>> Start Data segment

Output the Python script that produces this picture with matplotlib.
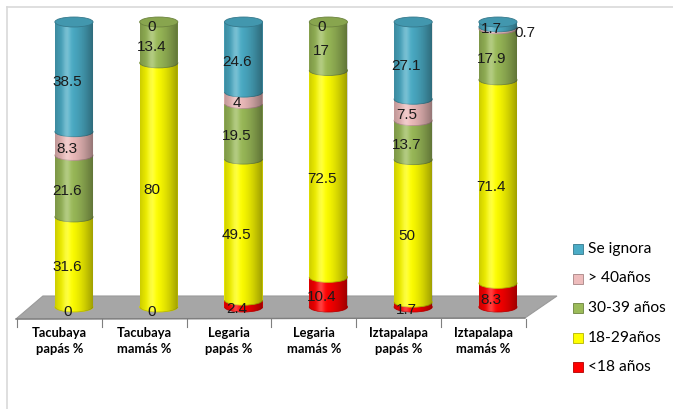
import numpy as np
import matplotlib.pyplot as plt
from matplotlib.patches import Ellipse, Rectangle, Polygon
from matplotlib.lines import Line2D
from matplotlib.colors import to_rgb

# data (percent)
categorias = ['Tacubaya\npapás %', 'Tacubaya\nmamás %', 'Legaria\npapás %',
              'Legaria\nmamás %', 'Iztapalapa\npapás %', 'Iztapalapa\nmamás %']
menor18 = [0, 0, 2.4, 10.4, 1.7, 8.3]
e18_29 = [31.6, 80, 49.5, 72.5, 50, 71.4]
e30_39 = [21.6, 13.4, 19.5, 17, 13.7, 17.9]
mayor40 = [8.3, np.nan, 4, np.nan, 7.5, 0.7]
se_ignora = [38.5, 0, 24.6, 0, 27.1, 1.7]

series = [menor18, e18_29, e30_39, mayor40, se_ignora]
nombres = ['<18 años', '18-29años', '30-39 años', '> 40años', 'Se ignora']
colores = ['#FF0000', '#FFFF00', '#9BBB59', '#EEBCBC', '#4BACC6']

W, H = 673, 409
fig = plt.figure(figsize=(W / 100, H / 100), dpi=100)
ax = fig.add_axes([14.6 / W, 16.5 / H, 544.4 / W, 376.2 / H])


def darker(col, f=0.75):
    r, g, b = to_rgb(col)
    return (r * f, g * f, b * f)


bw = 0.45   # cylinder width (x units)
eh = 3.5    # ellipse height (y units)

# floor
floor = Polygon([(-0.684, -4.21), (5.318, -3.86), (5.696, 3.86), (-0.366, 3.86)],
                closed=True, facecolor='#A6A6A6', edgecolor='#9A9A9A', lw=0.8)
ax.add_patch(floor)
ax.plot([-0.684, 5.318], [-4.21, -3.86], color='#7F7F7F', lw=1.0)
for k in range(7):
    xt = k - 0.672
    ax.plot([xt, xt], [-4.1, -7.0], color='#7F7F7F', lw=0.8)

# gradient for the cylinder look
t = np.linspace(0, 1, 80)
dark = np.where(t < 0.35, 0.2 * ((0.35 - t) / 0.35) ** 1.4, 0.4 * ((t - 0.35) / 0.65) ** 1.6)
sombra = np.zeros((1, len(t), 4))
sombra[..., 3] = dark
brillo = np.ones((1, len(t), 4))
brillo[..., 3] = 0.25 * np.exp(-((t - 0.3) / 0.1) ** 2)

vals = np.array(series, dtype=float)
totales = np.nansum(vals, axis=0)

for i in range(len(categorias)):
    alturas = np.nan_to_num(vals[:, i]) / totales[i] * 100
    base = 0
    ultimo = colores[0]
    for k in range(len(series)):
        h = alturas[k]
        if h > 0:
            ax.add_patch(Ellipse((i, base), bw, eh, facecolor=colores[k],
                                 edgecolor=darker(colores[k], 0.8), lw=0.6))
            ax.add_patch(Rectangle((i - bw / 2, base), bw, h,
                                   facecolor=colores[k], edgecolor='none'))
            ultimo = colores[k]
        base += h
    # shading clipped to the body
    ang = np.linspace(np.pi, 2 * np.pi, 40)
    pts = [(i - bw / 2, 100)] + [(i + bw / 2 * np.cos(a), eh / 2 * np.sin(a)) for a in ang] + [(i + bw / 2, 100)]
    clip = Polygon(pts, closed=True, transform=ax.transData)
    for img in (sombra, brillo):
        im = ax.imshow(img, extent=(i - bw / 2, i + bw / 2, -eh, 100), aspect='auto',
                       interpolation='bilinear', zorder=1)
        im.set_clip_path(clip)
    # top cap
    ax.add_patch(Ellipse((i, 100), bw, eh, facecolor=darker(ultimo, 0.88),
                         edgecolor=darker(ultimo, 0.7), lw=0.6))

    # value labels
    base = 0
    for k in range(len(series)):
        v = vals[k, i]
        h = alturas[k]
        if not np.isnan(v):
            dx = -0.08
            if i == 5 and k == 3:
                dx = 0.32
            ax.text(i + dx, base + h / 2 - 1.75, '{:g}'.format(v), ha='center', va='center',
                    fontsize=11, family='Liberation Sans', color='#1A1A1A', zorder=10)
        base += h

    ax.text(i - 0.172, -12.1, categorias[i], ha='center', va='center', fontsize=9.3,
            family='Lato', fontweight='bold', linespacing=1.4)

ax.set_xlim(-0.7, 5.72)
ax.set_ylim(-30, 102)
ax.axis('off')

# legend
ys = [249, 278.5, 308, 337.5, 367]
for nombre, col, y in zip(nombres[::-1], colores[::-1], ys):
    fig.patches.append(Rectangle((573 / W, 1 - (y + 5) / H), 10 / W, 10 / H, transform=fig.transFigure,
                                 facecolor=col, edgecolor=darker(col, 0.7), lw=0.6))
    fig.text(588 / W, 1 - y / H, nombre, ha='left', va='center', fontsize=11.2, family='Lato')

# chart border
fig.add_artist(Line2D([7 / W, 7 / W], [0, 1 - 7 / H], color='#D9D9D9', lw=1.2))
fig.add_artist(Line2D([7 / W, 1], [1 - 7 / H, 1 - 7 / H], color='#D9D9D9', lw=1.2))

fig.savefig('out.png', dpi=100)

>> End Data segment

_Prompt_
Retype the whole listing, keeping every line identical and omitting all pictures.

_Task answer_
Output the Python script that produces this picture with matplotlib.
import numpy as np
import matplotlib.pyplot as plt
from matplotlib.patches import Ellipse, Rectangle, Polygon
from matplotlib.lines import Line2D
from matplotlib.colors import to_rgb

# data (percent)
categorias = ['Tacubaya\npapás %', 'Tacubaya\nmamás %', 'Legaria\npapás %',
              'Legaria\nmamás %', 'Iztapalapa\npapás %', 'Iztapalapa\nmamás %']
menor18 = [0, 0, 2.4, 10.4, 1.7, 8.3]
e18_29 = [31.6, 80, 49.5, 72.5, 50, 71.4]
e30_39 = [21.6, 13.4, 19.5, 17, 13.7, 17.9]
mayor40 = [8.3, np.nan, 4, np.nan, 7.5, 0.7]
se_ignora = [38.5, 0, 24.6, 0, 27.1, 1.7]

series = [menor18, e18_29, e30_39, mayor40, se_ignora]
nombres = ['<18 años', '18-29años', '30-39 años', '> 40años', 'Se ignora']
colores = ['#FF0000', '#FFFF00', '#9BBB59', '#EEBCBC', '#4BACC6']

W, H = 673, 409
fig = plt.figure(figsize=(W / 100, H / 100), dpi=100)
ax = fig.add_axes([14.6 / W, 16.5 / H, 544.4 / W, 376.2 / H])


def darker(col, f=0.75):
    r, g, b = to_rgb(col)
    return (r * f, g * f, b * f)


bw = 0.45   # cylinder width (x units)
eh = 3.5    # ellipse height (y units)

# floor
floor = Polygon([(-0.684, -4.21), (5.318, -3.86), (5.696, 3.86), (-0.366, 3.86)],
                closed=True, facecolor='#A6A6A6', edgecolor='#9A9A9A', lw=0.8)
ax.add_patch(floor)
ax.plot([-0.684, 5.318], [-4.21, -3.86], color='#7F7F7F', lw=1.0)
for k in range(7):
    xt = k - 0.672
    ax.plot([xt, xt], [-4.1, -7.0], color='#7F7F7F', lw=0.8)

# gradient for the cylinder look
t = np.linspace(0, 1, 80)
dark = np.where(t < 0.35, 0.2 * ((0.35 - t) / 0.35) ** 1.4, 0.4 * ((t - 0.35) / 0.65) ** 1.6)
sombra = np.zeros((1, len(t), 4))
sombra[..., 3] = dark
brillo = np.ones((1, len(t), 4))
brillo[..., 3] = 0.25 * np.exp(-((t - 0.3) / 0.1) ** 2)

vals = np.array(series, dtype=float)
totales = np.nansum(vals, axis=0)

for i in range(len(categorias)):
    alturas = np.nan_to_num(vals[:, i]) / totales[i] * 100
    base = 0
    ultimo = colores[0]
    for k in range(len(series)):
        h = alturas[k]
        if h > 0:
            ax.add_patch(Ellipse((i, base), bw, eh, facecolor=colores[k],
                                 edgecolor=darker(colores[k], 0.8), lw=0.6))
            ax.add_patch(Rectangle((i - bw / 2, base), bw, h,
                                   facecolor=colores[k], edgecolor='none'))
            ultimo = colores[k]
        base += h
    # shading clipped to the body
    ang = np.linspace(np.pi, 2 * np.pi, 40)
    pts = [(i - bw / 2, 100)] + [(i + bw / 2 * np.cos(a), eh / 2 * np.sin(a)) for a in ang] + [(i + bw / 2, 100)]
    clip = Polygon(pts, closed=True, transform=ax.transData)
    for img in (sombra, brillo):
        im = ax.imshow(img, extent=(i - bw / 2, i + bw / 2, -eh, 100), aspect='auto',
                       interpolation='bilinear', zorder=1)
        im.set_clip_path(clip)
    # top cap
    ax.add_patch(Ellipse((i, 100), bw, eh, facecolor=darker(ultimo, 0.88),
                         edgecolor=darker(ultimo, 0.7), lw=0.6))

    # value labels
    base = 0
    for k in range(len(series)):
        v = vals[k, i]
        h = alturas[k]
        if not np.isnan(v):
            dx = -0.08
            if i == 5 and k == 3:
                dx = 0.32
            ax.text(i + dx, base + h / 2 - 1.75, '{:g}'.format(v), ha='center', va='center',
                    fontsize=11, family='Liberation Sans', color='#1A1A1A', zorder=10)
        base += h

    ax.text(i - 0.172, -12.1, categorias[i], ha='center', va='center', fontsize=9.3,
            family='Lato', fontweight='bold', linespacing=1.4)

ax.set_xlim(-0.7, 5.72)
ax.set_ylim(-30, 102)
ax.axis('off')

# legend
ys = [249, 278.5, 308, 337.5, 367]
for nombre, col, y in zip(nombres[::-1], colores[::-1], ys):
    fig.patches.append(Rectangle((573 / W, 1 - (y + 5) / H), 10 / W, 10 / H, transform=fig.transFigure,
                                 facecolor=col, edgecolor=darker(col, 0.7), lw=0.6))
    fig.text(588 / W, 1 - y / H, nombre, ha='left', va='center', fontsize=11.2, family='Lato')

# chart border
fig.add_artist(Line2D([7 / W, 7 / W], [0, 1 - 7 / H], color='#D9D9D9', lw=1.2))
fig.add_artist(Line2D([7 / W, 1], [1 - 7 / H, 1 - 7 / H], color='#D9D9D9', lw=1.2))

fig.savefig('out.png', dpi=100)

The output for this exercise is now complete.